2020 U.S. Census on the Horizon

by Tony Vindell/LFN

Did you know that Cameron County has more than 400,000 people?

Did you also know that every 10 years a new U.S. Census is conducted, and thousands of folks are not included?

And did you know that for every person that is not counted in the census results in thousands of dollars in lost federal funding?

That was the message Cameron County Judge Eddie Treviño brought to a recent meeting of the Los Fresnos City Council.

As the county’s highest elected official, he told council members he was there to seek their support in light of the Trump administration’s idea that the new census could ask people if they are U.S. citizens.

A decision has not been made and chances are the U.S. Supreme Court might issue a ruling on the matter.
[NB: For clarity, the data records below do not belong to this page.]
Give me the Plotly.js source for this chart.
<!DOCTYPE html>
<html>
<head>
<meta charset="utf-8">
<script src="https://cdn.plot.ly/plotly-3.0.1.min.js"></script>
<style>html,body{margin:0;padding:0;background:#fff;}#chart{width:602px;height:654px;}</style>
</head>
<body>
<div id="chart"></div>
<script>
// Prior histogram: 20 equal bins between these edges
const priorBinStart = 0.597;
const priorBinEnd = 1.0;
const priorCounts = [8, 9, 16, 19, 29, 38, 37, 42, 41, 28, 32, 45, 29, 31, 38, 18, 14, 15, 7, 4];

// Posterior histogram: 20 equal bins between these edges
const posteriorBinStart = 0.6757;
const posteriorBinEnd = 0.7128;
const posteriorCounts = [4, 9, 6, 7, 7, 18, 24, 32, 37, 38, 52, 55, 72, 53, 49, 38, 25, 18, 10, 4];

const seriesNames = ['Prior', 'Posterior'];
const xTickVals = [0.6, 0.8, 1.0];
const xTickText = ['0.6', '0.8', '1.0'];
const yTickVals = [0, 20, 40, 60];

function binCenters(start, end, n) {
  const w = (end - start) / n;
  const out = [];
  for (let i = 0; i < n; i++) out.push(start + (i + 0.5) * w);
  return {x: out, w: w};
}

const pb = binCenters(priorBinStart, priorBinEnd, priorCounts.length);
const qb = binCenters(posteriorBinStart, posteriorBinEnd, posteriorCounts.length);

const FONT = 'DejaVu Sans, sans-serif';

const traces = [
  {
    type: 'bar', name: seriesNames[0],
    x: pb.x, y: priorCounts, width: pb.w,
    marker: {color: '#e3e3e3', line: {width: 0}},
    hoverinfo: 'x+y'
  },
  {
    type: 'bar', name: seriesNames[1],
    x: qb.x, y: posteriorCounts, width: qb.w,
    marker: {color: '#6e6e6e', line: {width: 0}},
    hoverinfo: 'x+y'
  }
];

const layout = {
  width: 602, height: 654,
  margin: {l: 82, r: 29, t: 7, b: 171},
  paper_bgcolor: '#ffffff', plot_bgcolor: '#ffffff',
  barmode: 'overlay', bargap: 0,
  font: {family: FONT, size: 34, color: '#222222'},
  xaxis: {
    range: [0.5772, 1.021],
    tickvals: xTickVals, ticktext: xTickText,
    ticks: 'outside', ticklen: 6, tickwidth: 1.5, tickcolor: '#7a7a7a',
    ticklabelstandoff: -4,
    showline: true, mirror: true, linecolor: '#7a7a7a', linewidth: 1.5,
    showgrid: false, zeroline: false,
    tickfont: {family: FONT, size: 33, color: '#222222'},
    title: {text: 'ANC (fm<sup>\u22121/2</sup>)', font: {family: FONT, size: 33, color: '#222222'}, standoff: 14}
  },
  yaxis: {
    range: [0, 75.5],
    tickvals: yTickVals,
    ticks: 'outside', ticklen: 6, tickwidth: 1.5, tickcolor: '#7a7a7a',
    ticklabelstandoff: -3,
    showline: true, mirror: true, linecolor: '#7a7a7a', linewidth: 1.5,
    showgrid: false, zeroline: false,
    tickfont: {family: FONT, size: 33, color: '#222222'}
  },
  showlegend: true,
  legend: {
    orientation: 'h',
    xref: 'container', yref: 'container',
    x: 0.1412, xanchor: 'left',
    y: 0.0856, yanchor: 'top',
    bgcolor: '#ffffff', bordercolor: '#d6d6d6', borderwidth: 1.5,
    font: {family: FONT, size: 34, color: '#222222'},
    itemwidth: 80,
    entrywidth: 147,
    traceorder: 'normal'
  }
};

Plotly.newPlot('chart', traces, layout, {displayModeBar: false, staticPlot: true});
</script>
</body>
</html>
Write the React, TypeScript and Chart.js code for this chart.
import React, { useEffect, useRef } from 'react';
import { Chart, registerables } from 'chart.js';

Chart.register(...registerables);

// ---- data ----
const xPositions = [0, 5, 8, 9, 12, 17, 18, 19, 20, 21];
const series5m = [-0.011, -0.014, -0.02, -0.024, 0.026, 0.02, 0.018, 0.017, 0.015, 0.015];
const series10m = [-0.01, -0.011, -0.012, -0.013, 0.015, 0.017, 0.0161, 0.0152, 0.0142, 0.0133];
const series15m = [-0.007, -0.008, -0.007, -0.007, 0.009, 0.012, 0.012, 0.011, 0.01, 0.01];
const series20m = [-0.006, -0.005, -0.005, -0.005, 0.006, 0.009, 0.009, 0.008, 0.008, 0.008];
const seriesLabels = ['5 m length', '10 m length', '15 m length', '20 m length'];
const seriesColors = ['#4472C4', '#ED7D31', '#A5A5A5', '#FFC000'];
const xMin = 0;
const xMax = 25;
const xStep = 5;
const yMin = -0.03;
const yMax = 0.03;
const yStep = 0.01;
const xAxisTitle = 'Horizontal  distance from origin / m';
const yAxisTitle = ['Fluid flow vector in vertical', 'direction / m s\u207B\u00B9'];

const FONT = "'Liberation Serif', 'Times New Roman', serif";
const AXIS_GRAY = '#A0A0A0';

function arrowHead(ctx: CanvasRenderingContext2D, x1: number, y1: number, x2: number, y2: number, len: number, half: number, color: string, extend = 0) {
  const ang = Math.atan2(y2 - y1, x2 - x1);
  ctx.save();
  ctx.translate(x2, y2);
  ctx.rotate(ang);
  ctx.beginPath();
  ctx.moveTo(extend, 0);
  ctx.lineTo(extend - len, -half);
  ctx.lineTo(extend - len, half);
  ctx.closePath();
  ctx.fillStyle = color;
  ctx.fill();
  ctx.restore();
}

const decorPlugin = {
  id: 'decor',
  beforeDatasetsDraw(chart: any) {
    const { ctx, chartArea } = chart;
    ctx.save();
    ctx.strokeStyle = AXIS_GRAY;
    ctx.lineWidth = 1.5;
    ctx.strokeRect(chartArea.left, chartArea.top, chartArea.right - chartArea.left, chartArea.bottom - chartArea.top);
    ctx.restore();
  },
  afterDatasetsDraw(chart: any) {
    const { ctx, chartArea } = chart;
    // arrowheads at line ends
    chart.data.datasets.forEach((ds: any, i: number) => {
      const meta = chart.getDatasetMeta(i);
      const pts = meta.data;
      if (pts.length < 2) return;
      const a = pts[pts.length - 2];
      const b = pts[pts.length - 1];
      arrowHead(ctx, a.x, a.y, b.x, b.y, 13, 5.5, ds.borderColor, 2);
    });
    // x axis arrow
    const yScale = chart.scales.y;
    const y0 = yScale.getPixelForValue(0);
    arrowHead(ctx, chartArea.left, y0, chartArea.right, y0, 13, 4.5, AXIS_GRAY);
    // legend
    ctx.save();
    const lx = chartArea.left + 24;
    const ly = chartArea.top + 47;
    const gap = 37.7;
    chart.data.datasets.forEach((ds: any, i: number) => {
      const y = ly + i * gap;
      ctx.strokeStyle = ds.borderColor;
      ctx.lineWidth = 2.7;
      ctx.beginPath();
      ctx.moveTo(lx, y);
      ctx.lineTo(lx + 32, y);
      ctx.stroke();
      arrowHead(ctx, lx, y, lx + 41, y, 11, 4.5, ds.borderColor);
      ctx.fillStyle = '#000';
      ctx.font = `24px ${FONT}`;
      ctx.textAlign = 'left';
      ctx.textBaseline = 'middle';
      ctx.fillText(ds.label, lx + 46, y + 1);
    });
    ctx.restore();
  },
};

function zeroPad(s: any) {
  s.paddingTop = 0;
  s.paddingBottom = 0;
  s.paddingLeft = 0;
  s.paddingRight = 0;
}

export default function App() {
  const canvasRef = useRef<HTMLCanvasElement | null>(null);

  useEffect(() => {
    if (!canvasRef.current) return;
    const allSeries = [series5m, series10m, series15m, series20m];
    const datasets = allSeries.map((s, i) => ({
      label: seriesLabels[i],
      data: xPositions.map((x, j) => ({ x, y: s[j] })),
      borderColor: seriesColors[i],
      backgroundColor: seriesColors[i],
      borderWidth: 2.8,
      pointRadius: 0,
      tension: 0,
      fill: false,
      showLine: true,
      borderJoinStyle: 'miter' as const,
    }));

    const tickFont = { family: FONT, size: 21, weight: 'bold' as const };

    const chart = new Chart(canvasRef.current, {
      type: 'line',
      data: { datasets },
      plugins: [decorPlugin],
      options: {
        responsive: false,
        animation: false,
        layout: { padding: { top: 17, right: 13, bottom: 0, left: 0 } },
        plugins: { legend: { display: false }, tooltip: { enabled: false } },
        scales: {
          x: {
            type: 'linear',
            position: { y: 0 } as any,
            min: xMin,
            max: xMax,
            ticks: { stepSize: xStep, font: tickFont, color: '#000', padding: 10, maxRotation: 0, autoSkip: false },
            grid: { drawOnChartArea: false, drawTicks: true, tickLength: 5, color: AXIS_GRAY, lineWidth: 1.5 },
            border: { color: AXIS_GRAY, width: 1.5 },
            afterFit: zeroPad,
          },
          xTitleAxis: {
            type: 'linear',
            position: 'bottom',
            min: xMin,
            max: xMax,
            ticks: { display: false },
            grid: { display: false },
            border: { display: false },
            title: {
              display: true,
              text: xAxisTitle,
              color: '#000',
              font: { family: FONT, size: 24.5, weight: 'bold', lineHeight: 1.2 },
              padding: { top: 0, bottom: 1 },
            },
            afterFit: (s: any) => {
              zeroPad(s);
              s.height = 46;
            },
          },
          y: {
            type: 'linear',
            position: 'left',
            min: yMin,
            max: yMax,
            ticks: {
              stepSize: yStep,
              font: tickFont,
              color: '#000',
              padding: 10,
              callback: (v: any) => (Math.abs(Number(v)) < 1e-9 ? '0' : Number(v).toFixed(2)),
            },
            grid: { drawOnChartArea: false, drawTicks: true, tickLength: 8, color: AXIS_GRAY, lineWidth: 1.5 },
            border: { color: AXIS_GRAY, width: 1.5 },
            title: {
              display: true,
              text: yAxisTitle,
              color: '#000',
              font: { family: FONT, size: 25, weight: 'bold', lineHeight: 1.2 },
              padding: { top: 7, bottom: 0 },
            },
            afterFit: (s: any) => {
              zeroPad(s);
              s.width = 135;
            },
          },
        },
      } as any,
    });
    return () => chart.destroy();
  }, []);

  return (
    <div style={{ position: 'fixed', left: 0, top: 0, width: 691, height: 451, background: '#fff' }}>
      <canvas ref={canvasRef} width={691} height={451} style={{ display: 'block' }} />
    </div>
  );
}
“This is going to be a technology driven census,” he said. “If the citizenship issue comes up we are afraid there will be an undercount not seen before.”

Treviño said Cameron County has more than 430,000 people, its residents have a median age of 31 years, a household of four and more than 30 percent of its population live below the poverty level.

He said Texas gets about $43 billion every 10 years after a census is held, or $1,578 per person.

However, the state will lose close to $100,000 for every 10 years a person is not counted.

Treviño said Cameron County is fighting the citizenship issue in the courts and waits for a SCOTUS decision possibly by October of this year.

He said it’s important that city, business and church leaders get involved.

Treviño said he was there to ask for the council’s support as the kick off for the census is next March.